While the Association’s Demonstration of Energy and Efficiency Developments program has been in existence since 1980, “we’re talking a few million dollars a year” that the program can offer in terms of financial support to member utilities. “We need real money thrown at this to come up with solutions, and multiple solutions, not just one,” Hyland said.

Cooperative agreement funding “has been really game changing for us”

At a later point, Hyland said, “I think the funding of the cooperative agreement with the smaller municipals and the coops has been really game changing for us.”

As an example, he noted that the Association has a reliability analytics program for which Hyland and his colleague Alex Hofmann received a patent. Hofmann is Director, Energy & Environmental Services, at the Association.

“We probably have one of the largest outage datasets in the United States. We have over 475 utilities that give us every single outage and we went to the Department of Energy and we said, could we leverage this program we have to up the cyber game.”

In using the Interruption Cost Estimate (ICE) Calculator, which EPRI was part of, with the DOE, “we created a Ukraine scenario. So now anybody who’s in that program – the more than 475 utilities – can go into our eReliability tracker and they can simulate a ‘Ukraine-like’ outage on their system and give them what the cost of that outage was.”

This tool gives the participating utilities impactful data that allows them to go to their city council, mayor or “whoever’s running that utility and say, this is what it’s going to cost this community if we are down for eight hours, 12 hours, and it pushes it right out for them. That information is changing the way some of our small communities are looking at what would happen if they don’t do anything in cyber or hire the workforce in the cyber community,” Hyland said.

The Association on Nov. 18-20 is hosting its second annual cybersecurity summit in Nashville, Tenn.

Convergence of physical and cyber security and insider threats

Harrell noted that November is Critical Infrastructure, Security and Resilience month.

“Granted, we don’t want to just look at it for a single month out of the year – we’re focused on it year-round – but this month in particular we’re really going to be focused on a number of issues including insider threat, the convergence between physical and cyber security, soft targets and elections,” he said.

CISA is focused on the convergence between physical and cyber security. “The reason we are starting to move towards convergence is quite frankly industry is already starting to go in that direction as well,” he said.

“They understand that a chief security officer has the IT/OT physical and emergency management components within their purview and so we’re trying to do the exact same thing,” he said.

“It is no longer good enough to say that every other Tuesday we meet with cyber security so we’re good to go,” Harrell said.

“Today’s threat landscape is hybrid,” he said.

“We are convinced that the next major attack on critical infrastructure is going to have some sort of insider threat component to it, either directly or indirectly,” Harrell said. “Do we know who really is working within our organizations?”

The CISA official said that it is not good enough to say, “we do a background check.

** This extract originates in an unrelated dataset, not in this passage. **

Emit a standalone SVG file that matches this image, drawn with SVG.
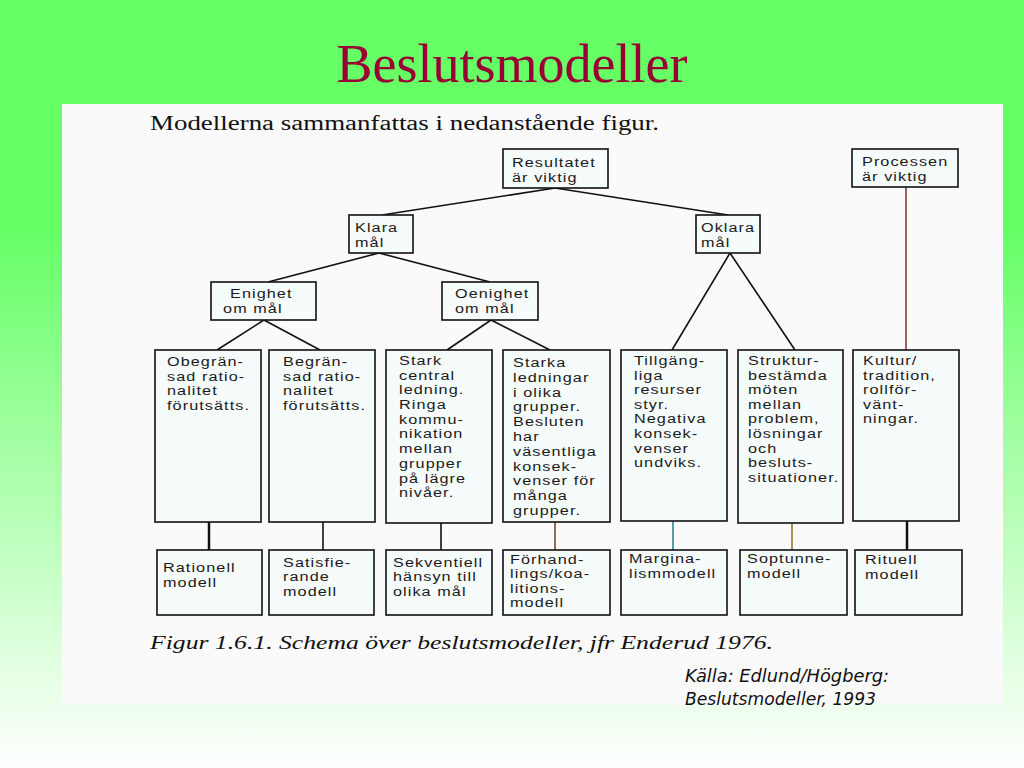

We do it every seven years.” Rather, continuous evaluations of employees are needed.

Harrell recognizes power industry efforts

Harrell also highlighted the steps that the electricity sector has taken on the security front.

“This industry has mandatory cyber security standards. They have the design basis threat,” he noted.

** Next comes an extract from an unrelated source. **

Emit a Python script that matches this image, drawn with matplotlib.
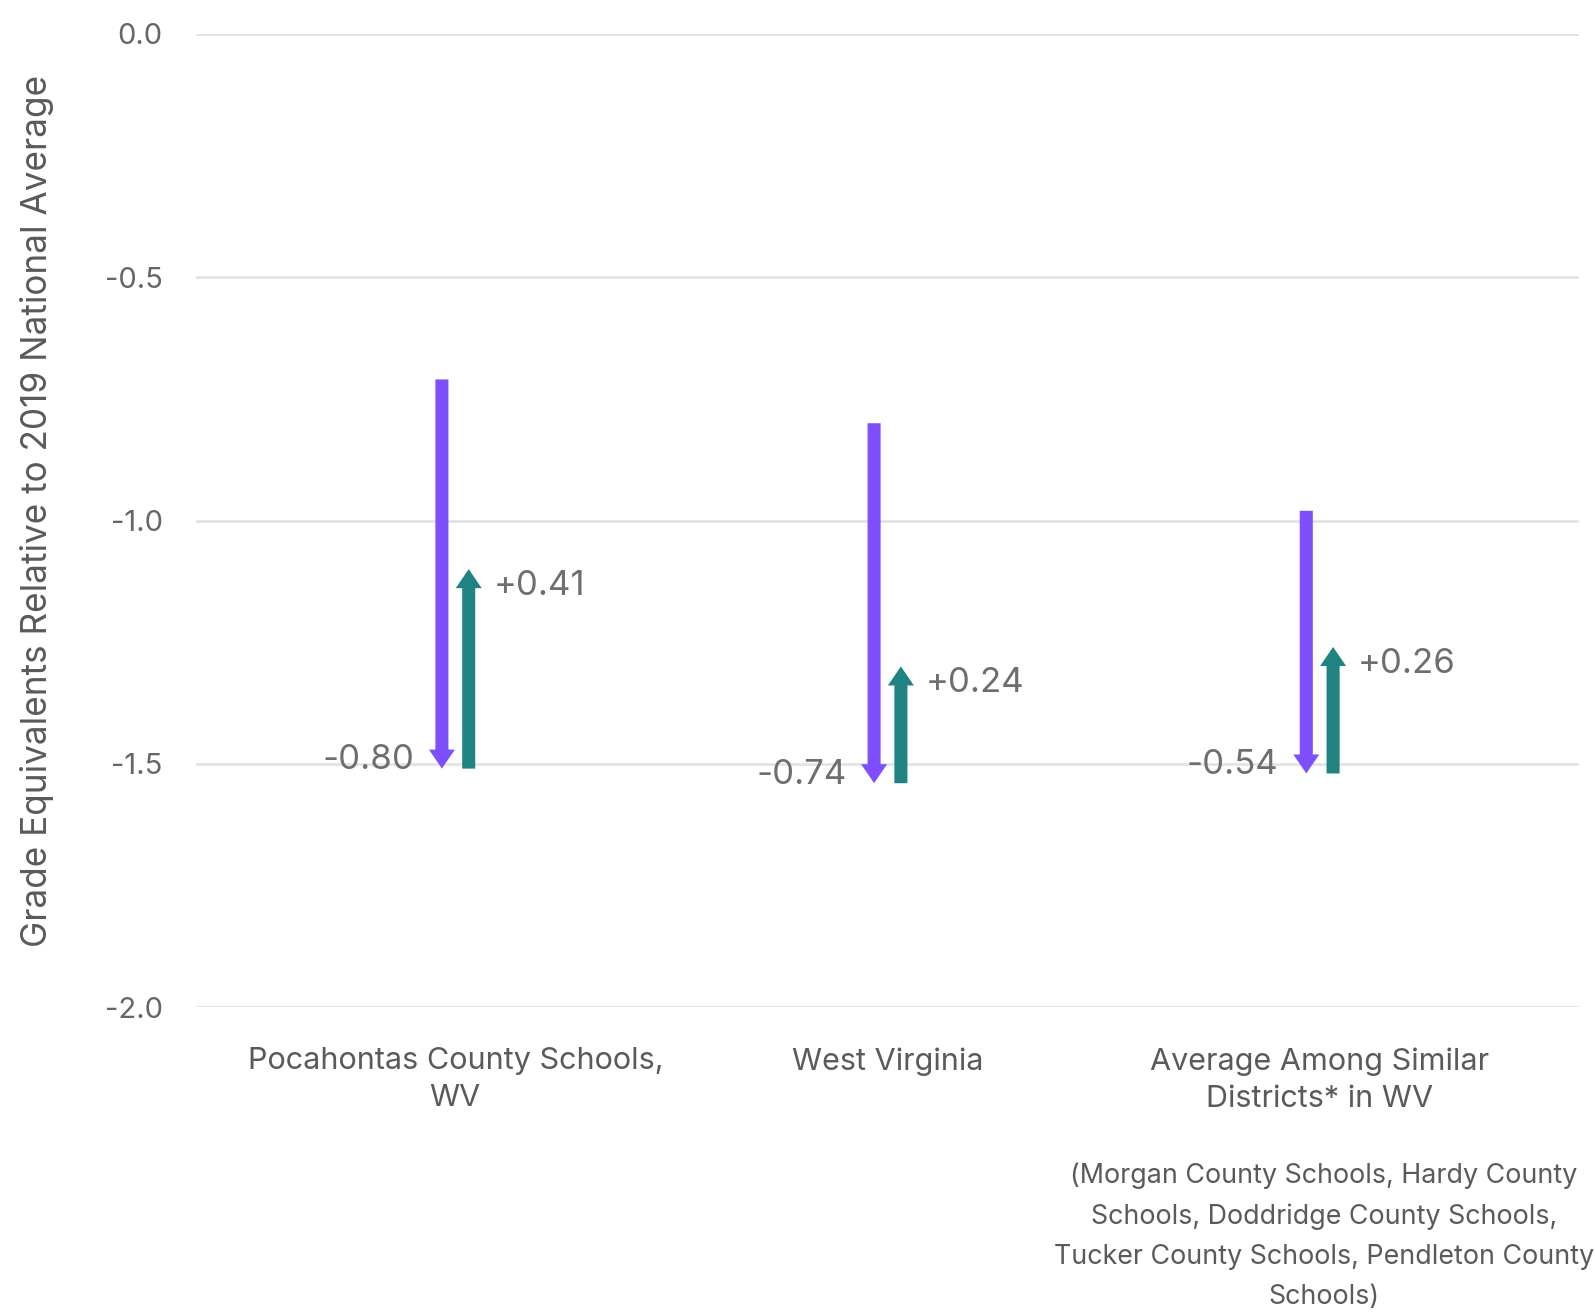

In addition, Harrell noted that “we’re about to do the fifth iteration of the grid security exercise.” GridEx V will take place Nov. 13-14.

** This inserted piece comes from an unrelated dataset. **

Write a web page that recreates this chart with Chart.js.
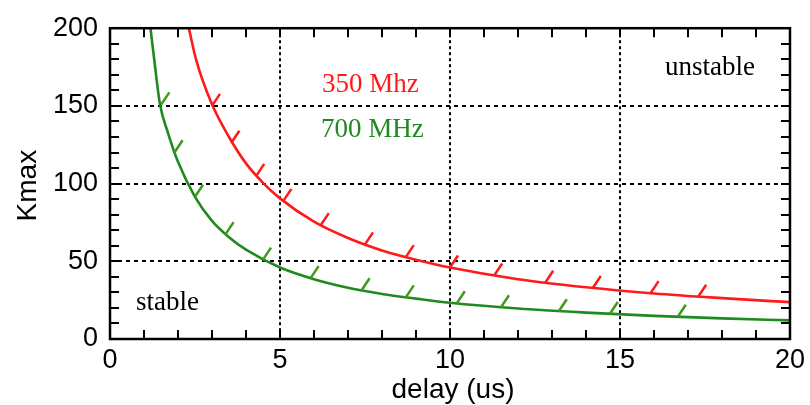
<!DOCTYPE html>
<html>
<head>
<meta charset="utf-8">
<script src="https://cdn.jsdelivr.net/npm/chart.js@4.4.0/dist/chart.umd.min.js"></script>
<style>
  html, body { margin: 0; padding: 0; background: #fff; }
  #wrap { width: 810px; height: 405px; }
</style>
</head>
<body>
<div id="wrap"><canvas id="chart"></canvas></div>
<script>
// --- DATA ---
const delay350 = [2.32, 2.53, 3, 3.5, 4, 4.5, 5, 6, 7, 8, 9, 10, 12, 14, 16, 18, 20];
const kmax350  = [200, 180, 151, 130, 113, 100.5, 90.5, 75.5, 65, 57, 51, 46, 38.5, 33.3, 29.3, 26.3, 23.7];

const delay700 = [1.19, 1.3, 1.47, 1.7, 2, 2.5, 3, 3.5, 4, 5, 6, 7, 8, 9, 10, 12, 14, 16, 18, 20];
const kmax700  = [200, 180, 151, 133, 114, 91.5, 76, 65.5, 57.5, 46, 38.5, 33, 29, 26, 23.3, 19.6, 17, 14.9, 13.3, 12];

// hatch marks on the stability boundary (base points on the curves)
const hatch350X = [3.0, 3.57, 4.3, 5.1, 6.2, 7.5, 8.7, 10.0, 11.3, 12.8, 14.2, 15.9, 17.3];
const hatch350Y = [150, 126.3, 105, 88.9, 73.3, 60.9, 52.7, 46, 40.9, 36.2, 32.8, 29.5, 27.2];
const hatch700X = [1.51, 1.9, 2.5, 3.4, 4.5, 5.9, 7.4, 8.7, 10.2, 11.5, 13.2, 14.7, 16.7];
const hatch700Y = [151, 120.2, 91.5, 67.5, 51.1, 39.2, 31.4, 26.8, 23, 20.4, 17.9, 16.1, 14.3];

const xTicks = [0, 5, 10, 15, 20];
const yTicks = [0, 50, 100, 150, 200];

const RED = '#ff1a1a';
const GREEN = '#1f8a1f';
const GREEN_HATCH = '#3f9a1c';

const pts = (xs, ys) => xs.map((x, i) => ({ x: x, y: ys[i] }));

// --- frame, grid, inward ticks, hatches, labels ---
const decor = {
    id: 'decor',
    beforeDatasetsDraw(chart) {
        const ctx = chart.ctx, a = chart.chartArea;
        const xs = chart.scales.x, ys = chart.scales.y;
        ctx.save();
        ctx.strokeStyle = '#000';
        ctx.lineWidth = 2;
        ctx.setLineDash([3, 3]);
        [5, 10, 15].forEach(v => {
            const px = Math.round(xs.getPixelForValue(v));
            ctx.beginPath(); ctx.moveTo(px, a.top); ctx.lineTo(px, a.bottom); ctx.stroke();
        });
        ctx.setLineDash([4, 4]);
        [50, 100, 150].forEach(v => {
            const py = Math.round(ys.getPixelForValue(v));
            ctx.beginPath(); ctx.moveTo(a.left, py); ctx.lineTo(a.right, py); ctx.stroke();
        });
        ctx.restore();
    },
    afterDatasetsDraw(chart) {
        const ctx = chart.ctx;
        ctx.save();
        ctx.lineWidth = 2.5;
        [[2, RED], [3, GREEN_HATCH]].forEach(([idx, col]) => {
            ctx.strokeStyle = col;
            chart.getDatasetMeta(idx).data.forEach(p => {
                ctx.beginPath(); ctx.moveTo(p.x, p.y); ctx.lineTo(p.x + 8, p.y - 12); ctx.stroke();
            });
        });
        ctx.restore();
    },
    afterDraw(chart) {
        const ctx = chart.ctx, a = chart.chartArea;
        const xs = chart.scales.x, ys = chart.scales.y;
        ctx.save();
        ctx.strokeStyle = '#000';
        ctx.lineWidth = 2;
        // inward ticks on all four sides
        for (let v = 1; v < 20; v++) {
            const px = Math.round(xs.getPixelForValue(v));
            ctx.beginPath();
            ctx.moveTo(px, a.bottom); ctx.lineTo(px, a.bottom - 9);
            ctx.moveTo(px, a.top); ctx.lineTo(px, a.top + 9);
            ctx.stroke();
        }
        for (let v = 10; v < 200; v += 10) {
            const py = Math.round(ys.getPixelForValue(v));
            ctx.beginPath();
            ctx.moveTo(a.left, py); ctx.lineTo(a.left + 9, py);
            ctx.moveTo(a.right, py); ctx.lineTo(a.right - 9, py);
            ctx.stroke();
        }
        ctx.lineWidth = 2.5;
        ctx.strokeRect(a.left, a.top, a.right - a.left, a.bottom - a.top);

        // annotations
        ctx.font = '27px "Liberation Serif", "Times New Roman", serif';
        ctx.textAlign = 'left';
        ctx.textBaseline = 'alphabetic';
        ctx.fillStyle = RED;   ctx.fillText('350 Mhz', 322, 92);
        ctx.fillStyle = GREEN; ctx.fillText('700 MHz', 321, 137);
        ctx.fillStyle = '#000';
        ctx.fillText('unstable', 665, 75);
        ctx.fillText('stable', 136, 310);

        // axis titles
        ctx.font = '28px "Liberation Sans", Arial, sans-serif';
        ctx.textAlign = 'center';
        ctx.fillText('delay (us)', (a.left + a.right) / 2 + 3, 398);
        ctx.translate(36, (a.top + a.bottom) / 2 + 2);
        ctx.rotate(-Math.PI / 2);
        ctx.fillText('Kmax', 0, 0);
        ctx.restore();
    }
};

const tickFont = { family: '"Liberation Sans", Arial, sans-serif', size: 27 };

new Chart(document.getElementById('chart'), {
    type: 'scatter',
    data: {
        datasets: [
            { label: '350 MHz', data: pts(delay350, kmax350), showLine: true, borderColor: RED,
              borderWidth: 2.6, pointRadius: 0, cubicInterpolationMode: 'monotone' },
            { label: '700 MHz', data: pts(delay700, kmax700), showLine: true, borderColor: GREEN,
              borderWidth: 2.6, pointRadius: 0, cubicInterpolationMode: 'monotone' },
            { label: 'hatch 350', data: pts(hatch350X, hatch350Y), showLine: false, pointRadius: 0 },
            { label: 'hatch 700', data: pts(hatch700X, hatch700Y), showLine: false, pointRadius: 0 }
        ]
    },
    plugins: [decor],
    options: {
        responsive: true,
        maintainAspectRatio: false,
        animation: false,
        events: [],
        layout: { padding: { top: 24, right: 16, left: 0, bottom: 0 } },
        plugins: { legend: { display: false }, tooltip: { enabled: false } },
        scales: {
            x: {
                type: 'linear', min: 0, max: 20,
                afterBuildTicks: s => { s.ticks = xTicks.map(v => ({ value: v })); },
                afterFit: s => { s.height = 66; },
                grid: { display: false, drawTicks: false },
                border: { display: false },
                ticks: { color: '#000', font: tickFont, padding: 5, maxRotation: 0 }
            },
            y: {
                type: 'linear', min: 0, max: 200,
                afterBuildTicks: s => { s.ticks = yTicks.map(v => ({ value: v })); },
                afterFit: s => { s.width = 110; },
                grid: { display: false, drawTicks: false },
                border: { display: false },
                ticks: { color: '#000', font: tickFont, padding: 12 }
            }
        }
    }
});
</script>
</body>
</html>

Also, through the ESCC, the American Public Power Association, the Edison Electric Institute, the National Rural Electric Cooperative Association and others that comprise a number of CEOs in the sector, “they have really moved the needle when it comes cyber security, physical security issues for the grid.”

Meanwhile, Joy Ditto, president and CEO of the Utilities Technology Council (UTC), noted that in the 1980s, “we started to get into the digital world and utilities pretty rapidly started putting digital communications on top of their existing communications network.”

This allows “us to collect data on the grid. SCADA systems are kind of the first and greatest example of that type of technology layered on to the grid.” The networks were controlled by utilities for the most part.

“The nature of the digital overlay on to our existing networks varies by utility. As we progressed into today’s technology, we have other types of technologies that we have layered on to our networks,” she said, such as sensors and phasor measurement units, which are used for a variety of ways to collect information about how the grid is operating.

“I would argue that if we did not have this digital overlay on our grids,” it would be difficult to integrate variable resources like wind power, utility scale solar and utility scale storage “like we have been able to do.”

With respect to security and resilience, Ditto said that for the most part, “we have greater situational awareness in a blue sky day about our grids because of these communications technologies. We can see our systems better at a more granular level,” along with responding to variability in a more effective way.

“In a sense it’s made us more reliable, maybe even more resilient to regular storms. We harden our communications systems much more than the carriers do,” she said.

UTC is a Washington, D.C.-based trade association that creates a favorable business, regulatory and technological environment for electric, gas, and water utilities of all ownership types, including a number of American Public Power Association members, that own, manage or provide critical utility telecommunications systems.

The American Public Power Association’s Board of Directors recently appointed Ditto as the organization’s new President and CEO effective January 13. Ditto will succeed Sue Kelly, who is retiring in December 2019 after a five-year term as the Association President and CEO.